The insights of Nick Jorss

With credit to Nick Jorss Executive Chairman at Bowen Coking Coal Ltd and NED at Ballymore Resources Ltd va his Linkedin account.

 “The REAL horror of the mining/coal/oil/gas sector is the government support and rebates the industries get. Barely any of the profits from Australia’s resources even touch the Australian economy. Instead the money is quickly moved offshore to multinational conglomerates.”

Let’s have a look at the facts:

1. The mining industry is the highest taxpayer in Australia reaching $63bn of taxes and royalties in 2022 (EY Report – May 23). The ATO reports that large corporates paid a record $83.8 billion in income tax in 2021–22: mining companies represented over 75% of this tax. Without this many of our public services and social programs would not exist.

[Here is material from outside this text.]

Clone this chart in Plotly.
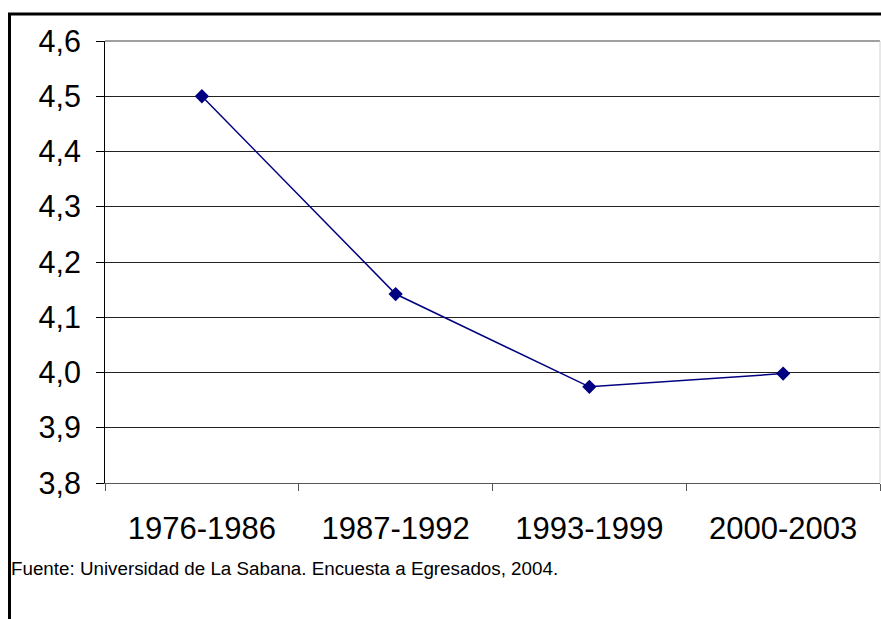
import plotly.graph_objects as go

categories = ["1976-1986", "1987-1992", "1993-1999", "2000-2003"]
values = [4.50, 4.142, 3.974, 3.998]
y_ticks = [3.8, 3.9, 4.0, 4.1, 4.2, 4.3, 4.4, 4.5, 4.6]
source_note = "Fuente: Universidad de La Sabana. Encuesta a Egresados, 2004."

W, H = 881, 619
L, R, T, B = 105, 1, 41, H - 483
pw, ph = W - L - R, H - T - B

def px_x(p):
    return (p - L) / pw

def px_y(p):
    return (H - B - p) / ph

fig = go.Figure()
fig.add_trace(go.Scatter(
    x=categories, y=values, mode="lines+markers",
    line=dict(color="#000080", width=1.5),
    marker=dict(symbol="diamond", size=11, color="#000080"),
    showlegend=False, hoverinfo="skip",
))

fig.update_layout(
    width=W, height=H,
    margin=dict(l=L, r=R, t=T, b=B, pad=0),
    paper_bgcolor="white", plot_bgcolor="white",
    separators=",.",
    font=dict(family="Liberation Sans, Arial, sans-serif", color="black"),
    xaxis=dict(
        type="category", range=[-0.5, 3.5], tickson="boundaries",
        ticks="outside", ticklen=7, tickcolor="#555555", tickwidth=1,
        showgrid=False, showline=True, linecolor="#555555", linewidth=1,
        tickfont=dict(size=31), zeroline=False, fixedrange=True,
        ticklabelstandoff=18,
    ),
    yaxis=dict(
        range=[3.8, 4.6], tickvals=y_ticks, tickformat=".1f",
        ticks="outside", ticklen=8, tickcolor="black", tickwidth=1,
        showgrid=True, gridcolor="#222222", gridwidth=1,
        showline=True, linecolor="black", linewidth=1,
        tickfont=dict(size=30.5), zeroline=False, fixedrange=True,
        ticklabelstandoff=9,
    ),
    shapes=[
        dict(type="line", xref="paper", yref="paper",
             x0=px_x(8), x1=px_x(W + 5), y0=px_y(14), y1=px_y(14),
             line=dict(color="black", width=3)),
        dict(type="line", xref="paper", yref="paper",
             x0=px_x(9.5), x1=px_x(9.5), y0=px_y(13), y1=px_y(H + 5),
             line=dict(color="black", width=3)),
        dict(type="line", xref="paper", yref="paper",
             x0=0, x1=1, y0=1, y1=1,
             line=dict(color="#808080", width=1.5)),
        dict(type="line", xref="paper", yref="paper",
             x0=1, x1=1, y0=0, y1=1,
             line=dict(color="#d0d0d0", width=1)),
    ],
    annotations=[
        dict(text=source_note, xref="paper", yref="paper",
             x=px_x(9), y=px_y(568), xanchor="left", yanchor="middle",
             showarrow=False, font=dict(size=18.8, color="black")),
    ],
)

fig.write_html(
    "out.html",
    config={"displayModeBar": False},
    post_script="document.body.style.margin='0';"
                "document.documentElement.style.overflow='hidden';"
                "document.body.style.overflow='hidden';",
)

2. In 2022, 13 of the top 20 corporate taxpayers were mining companies (see attached AFR list). BHP was the top taxpayer in Australia, followed by Rio Tinto (each paying >$9bn). Interestingly, Stanmore Resources Limited the company started by Vaughan Wishart Andrew Martin and myself, snuck in at number 20 contributing a mere $640m in federal taxes! 🤩 Proud dad moment! 😍

3. Queensland’s biggest coking coal miner BMA reported a total tax rate of 62% for the last half, including the world’s highest royalties in this fine state. Doesn’t sound like a subsidy to me!

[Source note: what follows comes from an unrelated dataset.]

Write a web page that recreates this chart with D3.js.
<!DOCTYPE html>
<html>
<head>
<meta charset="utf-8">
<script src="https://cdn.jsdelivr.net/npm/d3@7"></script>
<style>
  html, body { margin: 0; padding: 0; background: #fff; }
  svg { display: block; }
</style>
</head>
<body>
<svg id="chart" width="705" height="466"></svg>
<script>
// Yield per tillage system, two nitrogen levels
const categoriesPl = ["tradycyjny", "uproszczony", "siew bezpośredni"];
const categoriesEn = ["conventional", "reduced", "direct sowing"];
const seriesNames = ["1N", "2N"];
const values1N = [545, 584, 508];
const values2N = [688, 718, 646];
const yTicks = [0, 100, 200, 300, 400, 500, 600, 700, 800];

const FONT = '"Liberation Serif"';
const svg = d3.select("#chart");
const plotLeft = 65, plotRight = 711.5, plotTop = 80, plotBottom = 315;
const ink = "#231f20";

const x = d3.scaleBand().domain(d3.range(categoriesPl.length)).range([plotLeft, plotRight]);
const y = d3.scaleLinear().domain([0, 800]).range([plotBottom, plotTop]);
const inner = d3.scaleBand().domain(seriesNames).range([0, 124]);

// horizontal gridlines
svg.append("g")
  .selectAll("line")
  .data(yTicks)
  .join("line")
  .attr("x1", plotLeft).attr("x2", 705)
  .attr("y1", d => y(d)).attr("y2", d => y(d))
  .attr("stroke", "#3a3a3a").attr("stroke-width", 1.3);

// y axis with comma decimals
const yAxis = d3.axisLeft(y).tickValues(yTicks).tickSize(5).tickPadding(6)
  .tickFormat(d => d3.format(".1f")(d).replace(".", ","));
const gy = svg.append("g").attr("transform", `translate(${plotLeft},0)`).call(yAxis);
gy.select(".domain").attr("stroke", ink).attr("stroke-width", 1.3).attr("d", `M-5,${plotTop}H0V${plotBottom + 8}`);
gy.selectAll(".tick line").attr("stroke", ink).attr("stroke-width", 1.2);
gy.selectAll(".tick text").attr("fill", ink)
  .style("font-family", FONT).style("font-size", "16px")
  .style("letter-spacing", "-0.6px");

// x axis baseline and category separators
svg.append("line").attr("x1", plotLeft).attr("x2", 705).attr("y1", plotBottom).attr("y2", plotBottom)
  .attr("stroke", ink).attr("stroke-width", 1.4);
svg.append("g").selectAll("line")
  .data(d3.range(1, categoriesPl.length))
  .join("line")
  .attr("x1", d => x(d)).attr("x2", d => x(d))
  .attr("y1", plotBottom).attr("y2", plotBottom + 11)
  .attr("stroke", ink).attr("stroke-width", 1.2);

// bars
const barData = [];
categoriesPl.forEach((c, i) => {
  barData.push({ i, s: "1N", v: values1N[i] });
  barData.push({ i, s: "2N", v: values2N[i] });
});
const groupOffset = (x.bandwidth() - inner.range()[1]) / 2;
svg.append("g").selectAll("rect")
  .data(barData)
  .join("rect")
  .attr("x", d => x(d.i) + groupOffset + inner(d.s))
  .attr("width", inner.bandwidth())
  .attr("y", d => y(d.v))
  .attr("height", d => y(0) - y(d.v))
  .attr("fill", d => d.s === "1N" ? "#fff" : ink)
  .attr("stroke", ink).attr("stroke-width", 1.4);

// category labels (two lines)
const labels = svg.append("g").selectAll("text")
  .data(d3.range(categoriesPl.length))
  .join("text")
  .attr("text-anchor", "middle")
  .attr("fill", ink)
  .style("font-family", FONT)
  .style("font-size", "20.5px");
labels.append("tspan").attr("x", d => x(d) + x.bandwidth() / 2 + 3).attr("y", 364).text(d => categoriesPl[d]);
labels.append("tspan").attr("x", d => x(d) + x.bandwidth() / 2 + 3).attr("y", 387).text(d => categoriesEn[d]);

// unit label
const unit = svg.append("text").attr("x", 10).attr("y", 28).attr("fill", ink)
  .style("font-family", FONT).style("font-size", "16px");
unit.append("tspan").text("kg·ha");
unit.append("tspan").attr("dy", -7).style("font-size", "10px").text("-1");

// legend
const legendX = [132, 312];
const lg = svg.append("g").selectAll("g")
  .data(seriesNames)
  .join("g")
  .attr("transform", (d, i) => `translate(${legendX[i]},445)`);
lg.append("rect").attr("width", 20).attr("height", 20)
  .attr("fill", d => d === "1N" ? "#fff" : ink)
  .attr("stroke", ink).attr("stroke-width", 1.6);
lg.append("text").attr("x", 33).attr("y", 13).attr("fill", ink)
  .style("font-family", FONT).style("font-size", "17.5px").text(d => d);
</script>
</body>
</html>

4. Our own little Queensland company Bowen Coking Coal Ltd. will pay around $100m in State Royalties this year before we return the first dollar to the shareholders who put up the hundreds of million in risk capital to build the mines. Talk about applying a sledgehammer to the golden egg! (Note: Bowen, Stanmore, BMA and many others are mining the coking coal without which we can’t make the steel for required for an energy transition 🙄).

5. Claims of large fossil fuel subsidies in Australia are misleading at best. The research purporting to show this (e.g. The Australia Institute) relies mainly on the diesel rebate i.e., a lower rate of excise available primarily for non-public road users of heavy equipment including mining, tourism, heavy transport, agriculture and off grid power generation. The same lower rate of excise is available to the machinery installing renewables.

6. It’s hard to mount the case that applying a lower rate of taxation (diesel excise) for those who don’t impact our road network (including miners) should be considered a subsidy. For example, I don’t think an Australian earning $120k pa on a top tax rate of 37% would consider they are being subsidised by the government just because they aren’t paying the highest tax rate of 45%. They are still paying considerable tax, and not receiving subsidies, just being taxed at a lower rate than some others.

7. Having said this, I do think it’s likely that we will see increase in true subsidies for fossil fuels over coming years (e.g. the NSW Government paying to extend Eraring coal fired power plant) as a direct result of the drive to close down reliable and dispatchable power in this country without a viable alternative to keep the lights on.